Regulatory clarity is evolving in tandem with technology. On-chain reinsurance providers such as OnRe have adopted regulated frameworks and third-party audits to ensure compliance and build confidence among both institutional and retail investors. As highlighted by OnRe’s tokenized yield model, transparency isn’t just a technical feature, it’s becoming a regulatory requirement.
What’s Next? The Future of Blockchain Reinsurance Yields
The integration of blockchain reinsurance yields into DeFi protocols is still in its early innings, but momentum is building rapidly. As more retail investors seek alternatives to saturated DeFi lending markets or volatile crypto assets, tokenized reinsurance products stand out for their unique risk-return profile and real-world utility.
This trend is likely to accelerate as on-chain platforms continue to innovate around capital efficiency, think dynamic collateralization based on real-time risk metrics, and as regulatory frameworks mature.

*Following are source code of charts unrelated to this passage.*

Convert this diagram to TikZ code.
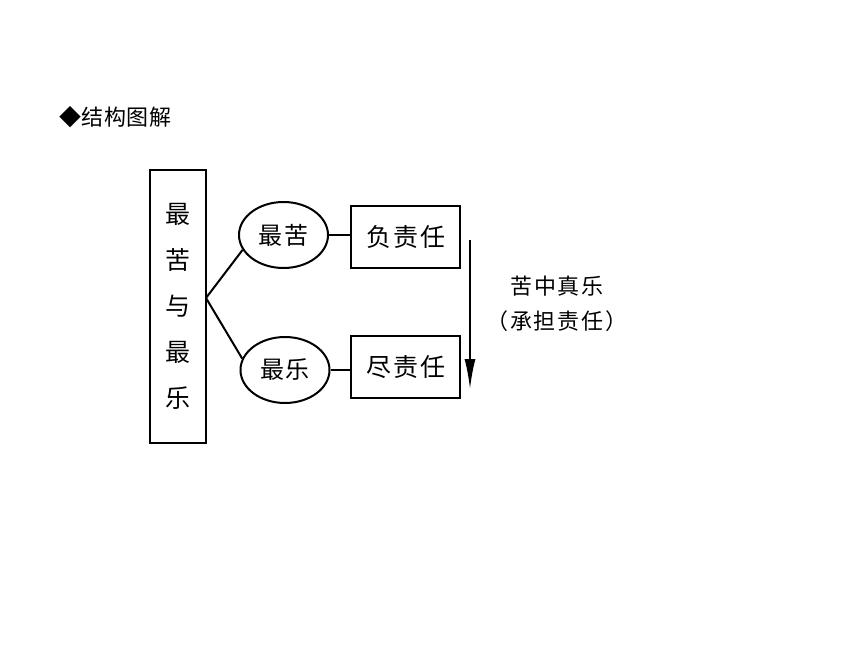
\documentclass[tikz,border=0pt]{standalone}
\usepackage{fontspec}
\setmainfont{Noto Sans CJK SC}
\newfontfamily\cjk[LetterSpace=8]{Noto Sans CJK SC}
\newfontfamily\cjknote[LetterSpace=9]{Noto Sans CJK SC}
\newfontfamily\cjkhead[LetterSpace=3]{Noto Sans CJK SC}
\usetikzlibrary{shapes.geometric}
\usetikzlibrary{arrows.meta}

\begin{document}
\begin{tikzpicture}[x=1pt,y=-1pt,
every node/.style = {line width=2pt, color=black, inner sep=0pt},
tallbox/.style = {draw, rectangle, minimum width=56pt, minimum height=273pt,
  align=center, font=\cjk\fontsize{25}{46}\selectfont},
oval/.style = {draw, ellipse, minimum width=89pt, minimum height=66pt,
  font=\cjk\fontsize{24}{28}\selectfont},
box/.style = {draw, rectangle, minimum width=109pt, minimum height=62pt,
  font=\cjk\fontsize{25}{30}\selectfont},
note/.style = {align=center, font=\cjknote\fontsize{22}{35}\selectfont},
link/.style = {line width=2pt, draw}
]
\useasboundingbox (0,0) rectangle (860,645);
\node [anchor=west, font=\cjkhead\fontsize{22}{24}\selectfont] (title) at (58,117) {◆结构图解};

\node [tallbox] (whole) at (178,306.5) {最\\苦\\与\\最\\乐};
\node [oval] (hard) at (283.5,235) {最苦};
\node [oval] (joy) at (285,370) {最乐};
\node [box] (duty) at (405.5,237) {负责任};
\node [box] (done) at (405.5,367) {尽责任};
\coordinate (fork) at (206,298);

\draw [link] (fork) -- (hard.200);
\draw [link] (fork) -- (joy.165);
\draw [link] (hard.east) -- (hard.east -| duty.west);
\draw [link] (joy.east) -- (joy.east -| done.west);

% arrow between the two duties
\coordinate (top) at (470,240);
\coordinate (bottom) at (470,389);
\draw [link, -{Latex[length=30pt,width=11pt]}] (top) -- (bottom);
\node [note] (gain) at (557,304) {苦中真乐\\（承担责任）};

\end{tikzpicture}
\end{document}
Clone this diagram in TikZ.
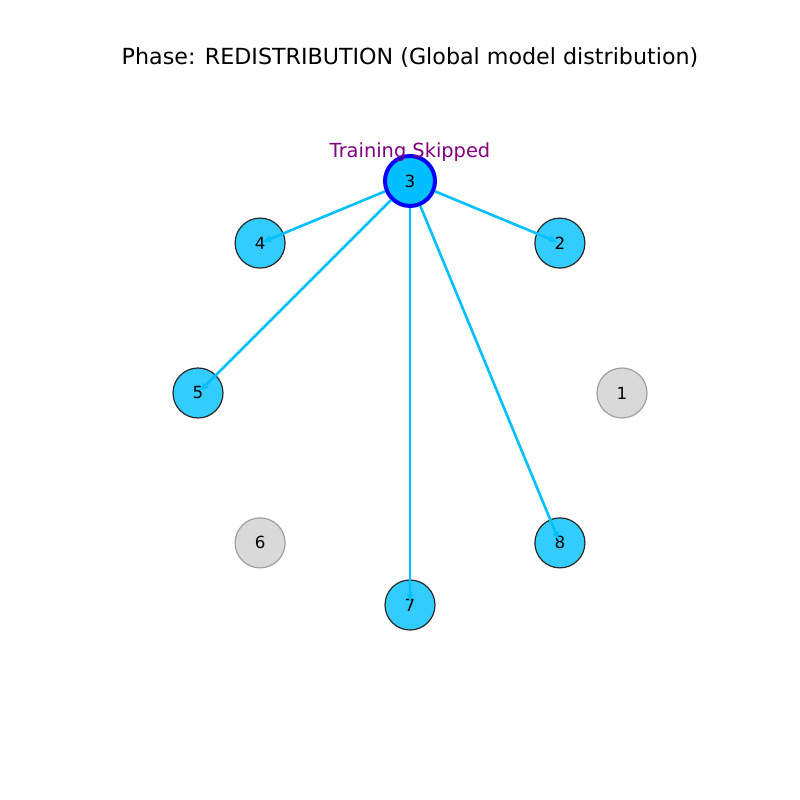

The next wave will likely see further interoperability between traditional insurance pools and DeFi protocols, allowing capital to flow seamlessly across both domains while maintaining robust risk controls.
For those considering entry into this space, due diligence remains paramount: understand the protocol mechanics, review audit reports, and monitor governance updates closely. The rewards are significant, returns like 23% APY on stablecoins or up to 40.35% for liquidity providers, but so are the risks inherent in any emerging technology sector.
The bottom line: blockchain is not just unlocking access but fundamentally reshaping how capital meets insurance risk. Retail investors now have tools once reserved for global reinsurers, transparency, efficiency, diversification, all delivered at unprecedented speed via programmable finance rails.